The first approach, memorial giving, is simply to include the organization in your will. A token amount shows the organization was an important part in your life, an association you want to acknowledge even on the solemn occasion of your death. Perhaps you include favored organizations as a suggested recipient of memorial gifts.

A second approach to legacy giving is to think about income replacement for the organization. If you’ve been a significant donor over a period of years, will the absence of your gift cause them hardship? If you fear the answer might be yes, and you have the means to do so, you can establish an endowment-style gift that generates enough income on an annual basis to match what you gave each year during your life. The typical endowment payout policy is about 5 percent of its value (which assumes investment returns are slightly above that, to maintain the real, inflation-adjusted value of the principal). So you’d need to start with an amount that is twenty times what you’d like to give on an annual basis. For example, if you make a $1,000 gift each year to a local organization that teaches urban gardening, and wanted to sustain that gift “in perpetuity” after your death, making a $20,000 bequest would likely enable them to draw $1,000 worth of interest each year without running out of money. Of course, not every organization has the structure in place or the discipline to maintain that type of long-range planning. If you’re worried your wishes for an endowment-style gift will be beyond their capabilities, you may be able to find a community foundation that has more of the financial experience and structure in place to administer the gift over the long term. Donor-advised funds may also provide the service, though that may require a $100,000 or larger initial grant.

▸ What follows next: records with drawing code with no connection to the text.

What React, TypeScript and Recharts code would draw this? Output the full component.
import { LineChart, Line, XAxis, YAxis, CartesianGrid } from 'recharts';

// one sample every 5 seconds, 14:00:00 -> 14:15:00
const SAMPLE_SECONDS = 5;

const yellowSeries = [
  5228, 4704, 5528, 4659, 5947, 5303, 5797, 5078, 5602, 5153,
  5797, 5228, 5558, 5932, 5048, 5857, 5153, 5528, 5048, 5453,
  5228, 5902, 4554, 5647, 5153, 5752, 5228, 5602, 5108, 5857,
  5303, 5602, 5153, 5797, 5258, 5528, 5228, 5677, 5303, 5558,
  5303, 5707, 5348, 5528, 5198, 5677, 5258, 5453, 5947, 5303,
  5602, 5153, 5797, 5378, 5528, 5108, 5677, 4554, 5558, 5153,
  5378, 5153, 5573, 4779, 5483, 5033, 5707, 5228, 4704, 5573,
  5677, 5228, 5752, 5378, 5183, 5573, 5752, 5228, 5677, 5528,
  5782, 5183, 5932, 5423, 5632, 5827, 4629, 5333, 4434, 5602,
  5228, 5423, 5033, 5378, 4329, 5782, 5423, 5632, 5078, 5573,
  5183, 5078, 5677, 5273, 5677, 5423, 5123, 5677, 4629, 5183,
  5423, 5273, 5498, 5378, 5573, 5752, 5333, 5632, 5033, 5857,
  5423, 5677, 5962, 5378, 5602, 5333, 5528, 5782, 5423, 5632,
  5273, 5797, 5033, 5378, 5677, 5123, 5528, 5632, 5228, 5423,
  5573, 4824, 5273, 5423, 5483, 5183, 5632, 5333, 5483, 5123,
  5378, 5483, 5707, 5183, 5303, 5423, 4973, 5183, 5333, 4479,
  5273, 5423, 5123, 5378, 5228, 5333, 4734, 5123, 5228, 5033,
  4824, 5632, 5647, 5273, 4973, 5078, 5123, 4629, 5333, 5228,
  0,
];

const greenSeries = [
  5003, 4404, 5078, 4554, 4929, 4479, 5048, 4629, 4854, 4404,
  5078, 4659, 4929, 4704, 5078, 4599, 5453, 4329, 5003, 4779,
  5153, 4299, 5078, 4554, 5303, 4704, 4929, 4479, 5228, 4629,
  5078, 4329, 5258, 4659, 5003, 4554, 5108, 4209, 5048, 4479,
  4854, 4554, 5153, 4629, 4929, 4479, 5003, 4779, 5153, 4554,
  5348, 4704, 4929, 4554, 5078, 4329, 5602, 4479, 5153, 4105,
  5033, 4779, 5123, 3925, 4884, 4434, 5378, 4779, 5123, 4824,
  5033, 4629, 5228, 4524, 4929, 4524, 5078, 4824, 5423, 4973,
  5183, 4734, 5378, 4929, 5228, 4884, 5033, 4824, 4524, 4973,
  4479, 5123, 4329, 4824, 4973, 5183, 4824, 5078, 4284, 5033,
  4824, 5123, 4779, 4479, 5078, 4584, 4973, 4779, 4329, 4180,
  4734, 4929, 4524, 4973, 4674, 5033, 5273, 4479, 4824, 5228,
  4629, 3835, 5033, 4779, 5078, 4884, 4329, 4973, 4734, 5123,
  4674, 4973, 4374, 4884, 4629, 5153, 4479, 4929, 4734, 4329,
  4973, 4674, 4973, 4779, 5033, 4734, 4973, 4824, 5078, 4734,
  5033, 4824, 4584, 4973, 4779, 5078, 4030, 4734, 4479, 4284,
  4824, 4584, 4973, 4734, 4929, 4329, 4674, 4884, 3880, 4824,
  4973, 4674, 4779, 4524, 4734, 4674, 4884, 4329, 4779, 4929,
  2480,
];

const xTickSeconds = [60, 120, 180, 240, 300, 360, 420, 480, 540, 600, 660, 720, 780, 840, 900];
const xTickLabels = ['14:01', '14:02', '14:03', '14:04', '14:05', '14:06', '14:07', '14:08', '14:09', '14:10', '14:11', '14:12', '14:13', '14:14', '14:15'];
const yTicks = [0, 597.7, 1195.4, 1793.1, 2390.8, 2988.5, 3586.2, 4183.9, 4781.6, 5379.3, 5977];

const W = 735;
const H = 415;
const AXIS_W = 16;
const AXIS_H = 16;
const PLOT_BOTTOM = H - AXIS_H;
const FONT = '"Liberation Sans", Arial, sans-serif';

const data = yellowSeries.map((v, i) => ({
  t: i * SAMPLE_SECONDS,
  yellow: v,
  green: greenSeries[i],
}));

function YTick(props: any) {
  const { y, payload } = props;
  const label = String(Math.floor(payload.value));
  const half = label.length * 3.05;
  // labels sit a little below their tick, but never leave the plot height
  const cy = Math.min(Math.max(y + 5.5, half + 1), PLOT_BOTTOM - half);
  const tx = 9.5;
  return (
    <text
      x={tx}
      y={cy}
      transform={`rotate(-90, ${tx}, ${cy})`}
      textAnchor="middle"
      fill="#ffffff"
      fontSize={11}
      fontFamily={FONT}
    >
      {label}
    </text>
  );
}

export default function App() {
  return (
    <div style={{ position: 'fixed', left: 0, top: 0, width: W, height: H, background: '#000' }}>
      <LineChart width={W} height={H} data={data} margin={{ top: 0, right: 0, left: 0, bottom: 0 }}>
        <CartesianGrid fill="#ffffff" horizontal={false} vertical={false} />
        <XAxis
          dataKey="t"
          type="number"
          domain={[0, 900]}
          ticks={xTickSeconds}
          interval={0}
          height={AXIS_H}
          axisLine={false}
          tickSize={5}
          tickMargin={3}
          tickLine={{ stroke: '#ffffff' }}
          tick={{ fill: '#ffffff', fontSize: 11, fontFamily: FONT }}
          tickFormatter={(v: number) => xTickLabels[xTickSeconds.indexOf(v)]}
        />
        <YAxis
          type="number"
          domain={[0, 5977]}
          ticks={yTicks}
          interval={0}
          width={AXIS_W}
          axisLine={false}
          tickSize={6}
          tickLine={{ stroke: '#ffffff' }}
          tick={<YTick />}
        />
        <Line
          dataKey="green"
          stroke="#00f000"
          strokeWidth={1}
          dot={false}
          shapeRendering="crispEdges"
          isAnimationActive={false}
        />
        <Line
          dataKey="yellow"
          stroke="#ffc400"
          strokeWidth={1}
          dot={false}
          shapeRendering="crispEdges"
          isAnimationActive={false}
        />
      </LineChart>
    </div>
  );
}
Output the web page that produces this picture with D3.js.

The third approach to legacy giving is to consider a bold, strategic gift. At the time the organization receives your bequest, you won’t need the money anymore. So, free from personal attachment, what would a larger gift enable the organization to do? Hire more staff? Start a new program? Remodel their facility to make it more suitable for the people they’re helping? Of course, it’s hard to project today what the organization’s priorities will be years from now when they receive the gift, but it’s still a useful thought exercise to consider the potential impact of different gifts. Don’t limit yourself to a single organization, but think about which one(s) would make the best use of your gift, or be most transformed by it.

As a final thought experiment, ask yourself the question “Why wait?” Being able to see your gift make a significant difference to a favorite organization is a powerful validation of your success. There are certainly reasons to save the assets you need for your family’s long-term well-being, but if there’s an opportunity that captures your imagination, think about whether it would be feasible to do both. Discuss it with your family to see if they share your enthusiasm. Sometimes a bold vision will radically change your priorities, as it did for the Salwen family, who tell their story of downsizing and giving half the proceeds of their house sale to the Hunger Project in The Power of Half (Salwen & Salwen, 2010).